Prompt engineering is a practice used to guide an LLM’s response by querying the model in a more specific way. For example, instead of merely asking a model to “create a quarterly report,” a user could provide specific figures or data in their input, providing context and leading the LLM to a more relevant and accurate output. However, copying large amounts of information into an LLM’s input is not only cumbersome but is also limited by constraints on the amount of text that can be inputted into these models at once.

This is where the concept of “search and retrieval” can enhance LLM capabilities. By pairing LLMs with an efficient search and retrieval system that has access to your proprietary data, you can overcome the limitations of both static training data and manual input. This approach is the best of both worlds, combining the expansive knowledge of LLMs with the specificity and relevance of your own data, all in real-time.


LLMs are trained on vast datasets, but these will not include your specific data (things like company knowledge bases and documentation). Retrieval-Augmented Generation (RAG) addresses this by dynamically incorporating your data as context during the generation process. This is done not by altering the training data of the LLMs but by allowing the model to access and utilize your data in real-time to provide more tailored and contextually relevant responses.

In RAG, your data is loaded and prepared for queries. This process is called indexing. User queries act on this index, which filters your data down to the most relevant context. This context and your query then are sent to the LLM along with a prompt, and the LLM provides a response.

RAG is a critical component for building applications such a chatbots or agents and you will want to know RAG techniques on how to get data into your application.

RAG Steps

To ensure accuracy and relevance, there are six stages to follow within RAG that will in turn be a part of any larger RAG application.

  • Data Indexing: Before RAG can retrieve information, the data must be aggregated and organized in an index.

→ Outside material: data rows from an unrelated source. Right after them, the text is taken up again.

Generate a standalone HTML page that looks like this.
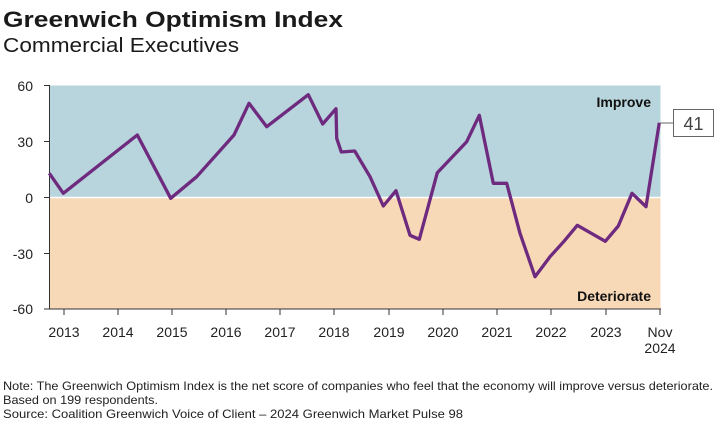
<!DOCTYPE html><html><head><style>
body{margin:0;width:720px;height:429px;background:#fff;font-family:"Liberation Sans",sans-serif;overflow:hidden}
</style></head><body>
<svg width="720" height="429" style="position:absolute;left:0;top:0" font-family="Liberation Sans, sans-serif">
<text x="3" y="27" font-size="22" font-weight="bold" fill="#1a1a1a" textLength="340" lengthAdjust="spacingAndGlyphs">Greenwich Optimism Index</text>
<text x="3" y="52" font-size="20" fill="#1a1a1a" textLength="236" lengthAdjust="spacingAndGlyphs">Commercial Executives</text>
<rect x="49.5" y="85.5" width="611" height="112" fill="#b8d4dc"/>
<rect x="49.5" y="197.5" width="611" height="111.5" fill="#f7d9b8"/>
<line x1="49.5" y1="197.5" x2="660.5" y2="197.5" stroke="#fff" stroke-width="1.5"/>
<g stroke="#333" stroke-width="1">
<line x1="49.5" y1="85" x2="49.5" y2="309"/>
<line x1="49" y1="309" x2="661" y2="309"/>
<line x1="44" y1="85.5" x2="49.5" y2="85.5"/><line x1="44" y1="141.5" x2="49.5" y2="141.5"/><line x1="44" y1="197.5" x2="49.5" y2="197.5"/><line x1="44" y1="253.5" x2="49.5" y2="253.5"/><line x1="44" y1="309" x2="49.5" y2="309"/>
<line x1="64" y1="309" x2="64" y2="315"/><line x1="118" y1="309" x2="118" y2="315"/><line x1="172" y1="309" x2="172" y2="315"/><line x1="226" y1="309" x2="226" y2="315"/><line x1="280" y1="309" x2="280" y2="315"/><line x1="334" y1="309" x2="334" y2="315"/><line x1="389" y1="309" x2="389" y2="315"/><line x1="443" y1="309" x2="443" y2="315"/><line x1="497" y1="309" x2="497" y2="315"/><line x1="551" y1="309" x2="551" y2="315"/><line x1="606" y1="309" x2="606" y2="315"/><line x1="660" y1="309" x2="660" y2="315"/>
</g>
<g font-size="14" fill="#222" text-anchor="end">
<text x="33" y="91">60</text><text x="33" y="147">30</text><text x="33" y="203">0</text><text x="33" y="259">-30</text><text x="33" y="314">-60</text>
</g>
<g font-size="14" fill="#222" text-anchor="middle">
<text x="64" y="337">2013</text><text x="118" y="337">2014</text><text x="172" y="337">2015</text><text x="226" y="337">2016</text><text x="280" y="337">2017</text><text x="334" y="337">2018</text><text x="389" y="337">2019</text><text x="443" y="337">2020</text><text x="497" y="337">2021</text><text x="551" y="337">2022</text><text x="606" y="337">2023</text><text x="660" y="337">Nov</text><text x="660" y="353">2024</text>
</g>
<text x="651" y="107" font-size="14" font-weight="bold" text-anchor="end" fill="#111">Improve</text>
<text x="651" y="301" font-size="14" font-weight="bold" text-anchor="end" fill="#111">Deteriorate</text>
<polyline fill="none" stroke="#6e2a7e" stroke-width="3.3" stroke-linejoin="round" points="49.3,173.3 63.3,193.3 137.3,135 170.7,198.3 196.7,176.7 234,135 249,103.3 266.7,126.7 308.3,94.7 322.7,124 336,108.7 336.7,138.3 341.3,152 354.7,151 370,176.7 383.3,206 396,190.7 410,235.3 419.3,239.3 437.3,172.7 466.7,141.7 479.3,115.3 493.3,183.3 506.7,183.3 520,233.3 535,276.7 550,256.7 564,241.3 577.3,225.3 605.3,241.3 618.3,226 632,193.3 646,206.7 659.3,122.7"/>
<line x1="660" y1="123" x2="673" y2="123" stroke="#666" stroke-width="1"/>
<rect x="673.5" y="109.5" width="40" height="27" fill="#fff" stroke="#666" stroke-width="1"/>
<text x="693.5" y="130" font-size="18" text-anchor="middle" fill="#444">41</text>
<g font-size="12" fill="#222">
<text x="3" y="390" textLength="710" lengthAdjust="spacingAndGlyphs">Note: The Greenwich Optimism Index is the net score of companies who feel that the economy will improve versus deteriorate.</text>
<text x="3" y="404" textLength="155" lengthAdjust="spacingAndGlyphs">Based on 199 respondents.</text>
<text x="3" y="418" textLength="460" lengthAdjust="spacingAndGlyphs">Source: Coalition Greenwich Voice of Client – 2024 Greenwich Market Pulse 98</text>
</g>
</svg>
</body></html>
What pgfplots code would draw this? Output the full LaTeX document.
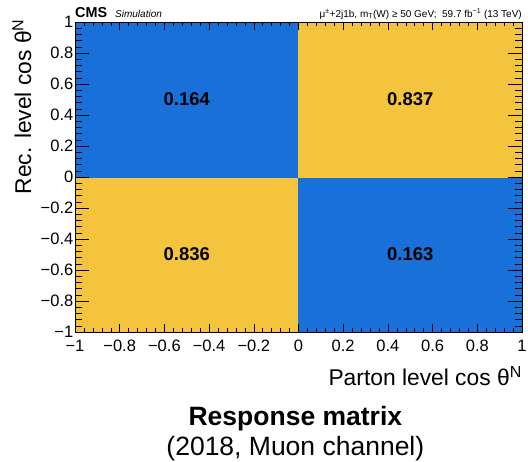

This index acts as a reference point for the retrieval engine.

  • Input Query Processing: The user’s input is processed and understood by the system, forming the basis of the search query for the retrieval engine.

  • Search and Ranking: The retrieval engine searches the indexed data and ranks the results in terms of relevance to the input query.

  • Prompt Augmentation: The most relevant information is then combined with the original query. This augmented prompt serves as a richer source for response generation.

  • Response Generation: Finally, the generation engine uses this augmented prompt to create an informed and contextually accurate response.

  • Evaluation: A critical step in any pipeline is checking how effective it is relative to other strategies, or when you make changes. Evaluation provides objective measures on accuracy, faithfulness, and speed of responses.

By following these steps, RAG systems can provide answers that are not just accurate but also reflect the most current and relevant information available. This process is adaptable to both online and offline modes, each with its unique applications and advantages.